Task requirements
Extract only the first line of the listing and every line after it up to and including the one with "3, 2, 1, 5, 2, 3, 3, 3, 2, 2];". Omit the pictures.

Dataset content
++++++
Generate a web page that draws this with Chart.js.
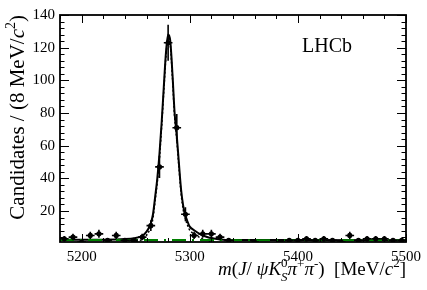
<!DOCTYPE html>
<html>
<head>
<meta charset="utf-8">
<script src="https://cdn.jsdelivr.net/npm/chart.js@4.4.0/dist/chart.umd.min.js"></script>
<style>
  html, body { margin: 0; padding: 0; background: #fff; }
  #wrap { width: 427px; height: 290px; }
</style>
</head>
<body>
<div id="wrap"><canvas id="chart" width="427" height="290"></canvas></div>
<script>
// histogram: 8 MeV bins from 5180 to 5500
const binCenters = [5184, 5192, 5200, 5208, 5216, 5224, 5232, 5240, 5248, 5256,
                    5264, 5272, 5280, 5288, 5296, 5304, 5312, 5320, 5328, 5336,
                    5344, 5352, 5360, 5368, 5376, 5384, 5392, 5400, 5408, 5416,
                    5424, 5432, 5440, 5448, 5456, 5464, 5472, 5480, 5488, 5496];
const counts = [3, 4, 1, 5, 6, 2, 5, 2, 2, 4,
                11, 47, 123, 71, 18, 5, 6, 6, 4, 2,
                0, 0, 1, 0, 0, 1, 2, 2, 3, 2,
                3, 2, 1, 5, 2, 3, 3, 3, 2, 2];

// fit curves
const fitMass = [5180, 5220, 5240, 5250, 5254, 5258, 5262, 5264, 5266, 5268,
                 5270, 5272, 5274, 5276, 5278, 5280, 5282, 5284, 5286, 5288,
                 5290, 5292, 5294, 5296, 5298, 5300, 5304, 5310, 5316, 5322,
                 5328, 5340, 5400, 5500];
const fitTotal = [2.3, 2.4, 2.8, 3.5, 4.1, 5.7, 9.4, 12.5, 18, 28.6,
                  40, 55, 74, 96, 117, 128, 124, 104, 80, 66,
                  49, 33, 23, 17.4, 13.4, 10.4, 8.2, 5.7, 4.1, 3.2,
                  2.6, 2.25, 2.15, 2.0];
const fitSignal = [0, 0.1, 0.6, 1.3, 2.0, 3.5, 7.2, 10.3, 15.7, 26.4,
                   37.7, 52.7, 71.7, 93.7, 114.7, 125.7, 121.7, 101.7, 77.7, 63.7,
                   46.7, 30.7, 20.7, 15.2, 11.2, 8.2, 6.0, 3.5, 1.9, 1.0,
                   0.5, 0.1, 0, 0];
const bkgMass = [5180, 5500];
const bkgLevel = [2.3, 2.0];

const xTicks = [5200, 5300, 5400, 5500];
const yTicks = [20, 40, 60, 80, 100, 120, 140];

const serif = "'Liberation Serif', 'DejaVu Serif', serif";

function pts(xs, ys) {
  return xs.map((x, i) => ({ x: x, y: ys[i] }));
}

const dataPoints = pts(binCenters, counts).filter(p => p.y > 0);

// draw a run of text pieces: {t, it (italic), sh (shift), s (size)}
function runsWidth(ctx, runs) {
  let w = 0;
  runs.forEach(r => {
    ctx.font = (r.it ? 'italic ' : '') + r.s + 'px ' + serif;
    if (!r.noAdvance) w += ctx.measureText(r.t).width;
  });
  return w;
}
function drawRuns(ctx, runs, x, y) {
  runs.forEach(r => {
    ctx.font = (r.it ? 'italic ' : '') + r.s + 'px ' + serif;
    ctx.fillText(r.t, x, y + (r.sh || 0));
    if (!r.noAdvance) x += ctx.measureText(r.t).width;
  });
}

const rootStyle = {
  id: 'rootStyle',
  afterDatasetsDraw(chart) {
    const ctx = chart.ctx, xs = chart.scales.x, ys = chart.scales.y, a = chart.chartArea;
    ctx.save();
    ctx.beginPath();
    ctx.rect(a.left, a.top, a.right - a.left, a.bottom - a.top);
    ctx.clip();
    ctx.strokeStyle = '#000';
    ctx.lineWidth = 1.6;
    dataPoints.forEach(p => {
      const e = Math.sqrt(p.y);
      const px = xs.getPixelForValue(p.x), py = ys.getPixelForValue(p.y);
      ctx.beginPath();
      ctx.moveTo(xs.getPixelForValue(p.x - 4), py);
      ctx.lineTo(xs.getPixelForValue(p.x + 4), py);
      ctx.moveTo(px, ys.getPixelForValue(p.y - e));
      ctx.lineTo(px, ys.getPixelForValue(p.y + e));
      ctx.stroke();
    });
    ctx.restore();
  },
  afterDraw(chart) {
    const ctx = chart.ctx, xs = chart.scales.x, ys = chart.scales.y, a = chart.chartArea;
    ctx.save();
    ctx.strokeStyle = '#000';
    ctx.lineWidth = 1;
    ctx.beginPath();
    // x ticks, bottom and top
    for (let v = 5180; v <= 5500; v += 20) {
      const px = Math.round(xs.getPixelForValue(v)) + 0.5;
      const len = xTicks.includes(v) ? 8 : 4;
      ctx.moveTo(px, a.bottom); ctx.lineTo(px, a.bottom - len);
      ctx.moveTo(px, a.top); ctx.lineTo(px, a.top + len);
    }
    // y ticks, left and right
    for (let v = 4; v <= 140; v += 4) {
      const py = Math.round(ys.getPixelForValue(v)) + 0.5;
      const len = yTicks.includes(v) ? 9 : 4.5;
      ctx.moveTo(a.left, py); ctx.lineTo(a.left + len, py);
      ctx.moveTo(a.right, py); ctx.lineTo(a.right - len, py);
    }
    ctx.stroke();
    ctx.lineWidth = 1.8;
    ctx.strokeRect(a.left, a.top, a.right - a.left, a.bottom - a.top);

    ctx.fillStyle = '#000';
    ctx.textBaseline = 'alphabetic';
    ctx.textAlign = 'left';

    // LHCb label
    ctx.font = '20px ' + serif;
    ctx.fillText('LHCb', 302, 52);

    // x title
    const S = 19, s = 13;
    const xRuns = [
      { t: 'm', it: true, s: S }, { t: '(', s: S }, { t: 'J', it: true, s: S },
      { t: '/ ', s: S }, { t: 'ψ', it: true, s: S }, { t: 'K', it: true, s: S },
      { t: '0', s: s, sh: -8, noAdvance: true }, { t: 'S', it: true, s: s, sh: 6 },
      { t: 'π', it: true, s: S }, { t: '+', s: s, sh: -7 },
      { t: 'π', it: true, s: S }, { t: '-', s: s, sh: -7 },
      { t: ')  [MeV/', s: S }, { t: 'c', it: true, s: S }, { t: '2', s: s, sh: -8 },
      { t: ']', s: S }
    ];
    const xw = runsWidth(ctx, xRuns);
    drawRuns(ctx, xRuns, a.right - xw, 275);

    // y title
    const Y = 21, y2 = 14;
    const yRuns = [
      { t: 'Candidates / (8 MeV/', s: Y }, { t: 'c', it: true, s: Y },
      { t: '2', s: y2, sh: -9 }, { t: ')', s: Y }
    ];
    const yw = runsWidth(ctx, yRuns);
    ctx.translate(24, a.top + yw);
    ctx.rotate(-Math.PI / 2);
    drawRuns(ctx, yRuns, 0, 0);
    ctx.restore();
  }
};

new Chart(document.getElementById('chart'), {
  type: 'scatter',
  data: {
    datasets: [
      {
        label: 'Data',
        data: dataPoints,
        pointRadius: 2.6,
        pointBackgroundColor: '#000',
        pointBorderColor: '#000',
        pointBorderWidth: 0
      },
      {
        label: 'Background',
        type: 'line',
        data: pts(bkgMass, bkgLevel),
        borderColor: '#008000',
        borderWidth: 2,
        borderDash: [14, 6, 2, 6],
        pointRadius: 0,
        fill: false
      },
      {
        label: 'Fit',
        type: 'line',
        data: pts(fitMass, fitTotal),
        borderColor: '#000',
        borderWidth: 2,
        pointRadius: 0,
        cubicInterpolationMode: 'monotone',
        fill: false
      },
      {
        label: 'Signal',
        type: 'line',
        data: pts(fitMass, fitSignal),
        borderColor: '#000',
        borderWidth: 1.5,
        borderDash: [2, 2],
        pointRadius: 0,
        cubicInterpolationMode: 'monotone',
        fill: false
      }
    ]
  },
  options: {
    responsive: false,
    animation: false,
    layout: { padding: { left: 0, right: 21, top: 15, bottom: 0 } },
    plugins: { legend: { display: false }, tooltip: { enabled: false } },
    scales: {
      x: {
        type: 'linear',
        min: 5180,
        max: 5500,
        grid: { display: false, drawTicks: false },
        border: { display: false },
        afterBuildTicks: sc => { sc.ticks = xTicks.map(v => ({ value: v })); },
        afterFit: sc => { sc.height = 48; },
        ticks: { color: '#000', font: { family: serif, size: 15 }, padding: 6, maxRotation: 0,
                 callback: v => String(v) }
      },
      y: {
        min: 1,
        max: 140,
        grid: { display: false, drawTicks: false },
        border: { display: false },
        afterBuildTicks: sc => { sc.ticks = yTicks.map(v => ({ value: v })); },
        afterFit: sc => { sc.width = 60; },
        ticks: { color: '#000', font: { family: serif, size: 15 }, padding: 5,
                 callback: v => String(v) }
      }
    }
  },
  plugins: [rootStyle]
});
</script>
</body>
</html>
++++++
Problem solution
Generate a web page that draws this with Chart.js.
<!DOCTYPE html>
<html>
<head>
<meta charset="utf-8">
<script src="https://cdn.jsdelivr.net/npm/chart.js@4.4.0/dist/chart.umd.min.js"></script>
<style>
  html, body { margin: 0; padding: 0; background: #fff; }
  #wrap { width: 427px; height: 290px; }
</style>
</head>
<body>
<div id="wrap"><canvas id="chart" width="427" height="290"></canvas></div>
<script>
// histogram: 8 MeV bins from 5180 to 5500
const binCenters = [5184, 5192, 5200, 5208, 5216, 5224, 5232, 5240, 5248, 5256,
                    5264, 5272, 5280, 5288, 5296, 5304, 5312, 5320, 5328, 5336,
                    5344, 5352, 5360, 5368, 5376, 5384, 5392, 5400, 5408, 5416,
                    5424, 5432, 5440, 5448, 5456, 5464, 5472, 5480, 5488, 5496];
const counts = [3, 4, 1, 5, 6, 2, 5, 2, 2, 4,
                11, 47, 123, 71, 18, 5, 6, 6, 4, 2,
                0, 0, 1, 0, 0, 1, 2, 2, 3, 2,
                3, 2, 1, 5, 2, 3, 3, 3, 2, 2];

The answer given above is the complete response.